- Genre: Reality television
- Written by: Jule Gilfillan; Chris Pechin;
- Directed by: Adam Briles; Ron Brody;
- Presented by: Richard Thomas; Roma Downey;
- Country of origin: United States
- Original language: English
- No. of seasons: 6

Production
- Production location: Fontana, California
- Production companies: Clearlake Productions; Paxson Entertainment; Tri-Crown Productions (seasons 1–2); Weller/Grossman Productions (season 6);

Original release
- Network: PAX TV
- Release: September 6, 1998 – September 1, 2004

= It's a Miracle (TV series) =

It's a Miracle is a television series that aired on PAX TV between September 6, 1998 and August 12, 2006. Initially hosted by Billy Dean and Nia Peeples and then Richard Thomas, and later by Roma Downey, it explored case studies of people who experienced perceived miracles during their lifetime. This included stories of a pet that saved lives of family members, and the success of someone who born -drug addicted and abandoned.
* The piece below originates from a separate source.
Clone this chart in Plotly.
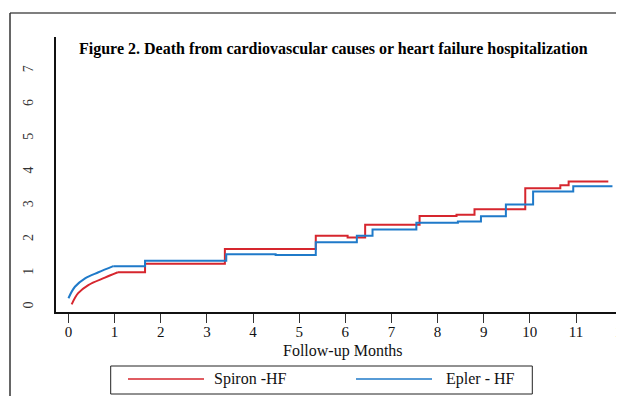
import plotly.graph_objects as go

# ---- data ----
months_ticks = list(range(0, 13))
y_ticks = list(range(0, 8))

# early smooth part of each curve
epler_curve_x = [0.0, 0.14, 0.36, 0.65, 0.97]
epler_curve_y = [0.26, 0.60, 0.85, 1.03, 1.21]
spiron_curve_x = [0.07, 0.21, 0.43, 0.79, 1.07]
spiron_curve_y = [0.08, 0.41, 0.65, 0.87, 1.03]

# step part (value holds until next x)
epler_step_x = [0.97, 1.66, 3.42, 4.49, 5.36, 6.25, 6.59, 7.54, 8.44, 8.94, 9.48, 10.07, 10.94, 11.79]
epler_step_y = [1.21, 1.37, 1.56, 1.54, 1.92, 2.11, 2.30, 2.50, 2.53, 2.69, 3.04, 3.42, 3.58, 3.58]
spiron_step_x = [1.07, 1.66, 3.39, 5.36, 6.05, 6.43, 7.61, 8.41, 8.80, 9.90, 10.66, 10.84, 11.70]
spiron_step_y = [1.03, 1.28, 1.72, 2.11, 2.06, 2.44, 2.70, 2.73, 2.90, 3.52, 3.61, 3.72, 3.72]

series_names = ["Spiron -HF", "Epler - HF"]
RED = "#D6262E"
BLUE = "#1F7AC9"
SERIF = "Liberation Serif"

fig = go.Figure()
fig.add_trace(go.Scatter(x=spiron_curve_x, y=spiron_curve_y, mode="lines",
                         line=dict(color=RED, width=2, shape="spline"), showlegend=False))
fig.add_trace(go.Scatter(x=spiron_step_x, y=spiron_step_y, mode="lines",
                         line=dict(color=RED, width=2, shape="hv"), showlegend=False))
fig.add_trace(go.Scatter(x=epler_curve_x, y=epler_curve_y, mode="lines",
                         line=dict(color=BLUE, width=2, shape="spline"), showlegend=False))
fig.add_trace(go.Scatter(x=epler_step_x, y=epler_step_y, mode="lines",
                         line=dict(color=BLUE, width=2, shape="hv"), showlegend=False))

# page body has an 8px margin: design in window pixels, shift the figure by -8
OFF = 8
PLOT_L, PLOT_T, PLOT_B, PLOT_R = 56, 37, 312, 624   # plot area in window pixels
W, H = 624 - OFF, 396 - OFF
ML, MT = PLOT_L - OFF, PLOT_T - OFF
MB = H - (PLOT_B - OFF)
PW = PLOT_R - PLOT_L
PH = PLOT_B - PLOT_T


def px(xp):
    return (xp - PLOT_L) / PW


def py(yp):
    return (PLOT_B - yp) / PH


fig.update_layout(
    width=W, height=H,
    margin=dict(l=ML, r=0, t=MT, b=MB, autoexpand=False),
    paper_bgcolor="white", plot_bgcolor="white",
    showlegend=False,
    font=dict(family=SERIF, color="#111", size=15),
    xaxis=dict(range=[-0.27, 12.04], tickvals=months_ticks,
               ticktext=[str(v) for v in months_ticks], automargin=False,
               showgrid=False, zeroline=False, showline=True, linecolor="#111", linewidth=1.5,
               ticks="outside", ticklen=9, tickwidth=1, tickcolor="#333",
               ticklabelstandoff=-4, ticklabeloverflow="allow",
               tickfont=dict(family=SERIF, size=15, color="#111")),
    yaxis=dict(range=[-0.148, 8.0], tickvals=y_ticks,
               ticktext=[str(v) for v in y_ticks], automargin=False,
               showgrid=False, zeroline=False, showline=True, linecolor="#111", linewidth=1.5,
               ticks="", tickangle=-90, ticklabelstandoff=16,
               tickfont=dict(family=SERIF, size=14, color="#333")),
)

shapes = []
# outer frame (top and left)
shapes.append(dict(type="line", xref="paper", yref="paper", x0=px(10), x1=px(630), y0=py(13), y1=py(13),
                   line=dict(color="#555", width=1.5)))
shapes.append(dict(type="line", xref="paper", yref="paper", x0=px(10), x1=px(10), y0=py(13), y1=py(400),
                   line=dict(color="#333", width=1.5)))
# legend box
shapes.append(dict(type="rect", xref="paper", yref="paper", x0=px(110.7), x1=px(532.3), y0=py(366), y1=py(394),
                   line=dict(color="#222", width=1), fillcolor="white"))
shapes.append(dict(type="line", xref="paper", yref="paper", x0=px(128), x1=px(204), y0=py(379), y1=py(379),
                   line=dict(color=RED, width=1.5)))
shapes.append(dict(type="line", xref="paper", yref="paper", x0=px(356), x1=px(432), y0=py(379), y1=py(379),
                   line=dict(color=BLUE, width=1.5)))
fig.update_layout(shapes=shapes)

annotations = [
    dict(text="<b>Figure 2. Death from cardiovascular causes or heart failure hospitalization</b>",
         xref="paper", yref="paper", x=px(333), y=py(49), xanchor="center", yanchor="middle",
         showarrow=False, font=dict(family=SERIF, size=16, color="#000")),
    dict(text="Follow-up Months", xref="paper", yref="paper", x=px(343), y=py(351),
         xanchor="center", yanchor="middle", showarrow=False,
         font=dict(family=SERIF, size=16, color="#111")),
    dict(text=series_names[0], xref="paper", yref="paper", x=px(212), y=py(379),
         xanchor="left", yanchor="middle", showarrow=False,
         font=dict(family=SERIF, size=16, color="#111")),
    dict(text=series_names[1], xref="paper", yref="paper", x=px(444), y=py(379),
         xanchor="left", yanchor="middle", showarrow=False,
         font=dict(family=SERIF, size=16, color="#111")),
]
fig.update_layout(annotations=annotations)

fig.write_html("out.html")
The show also covered the near death of a surfer who was in high water wells when they were knocked unconscious by their surf board.

The show format could be altered to fit into half-hour or hour-long slots, varying the number of case studies shown in each episode as needed.

The show currently is shown in Europe, Africa and the Middle East on Zone Reality. It is also available on Amazon Prime Video.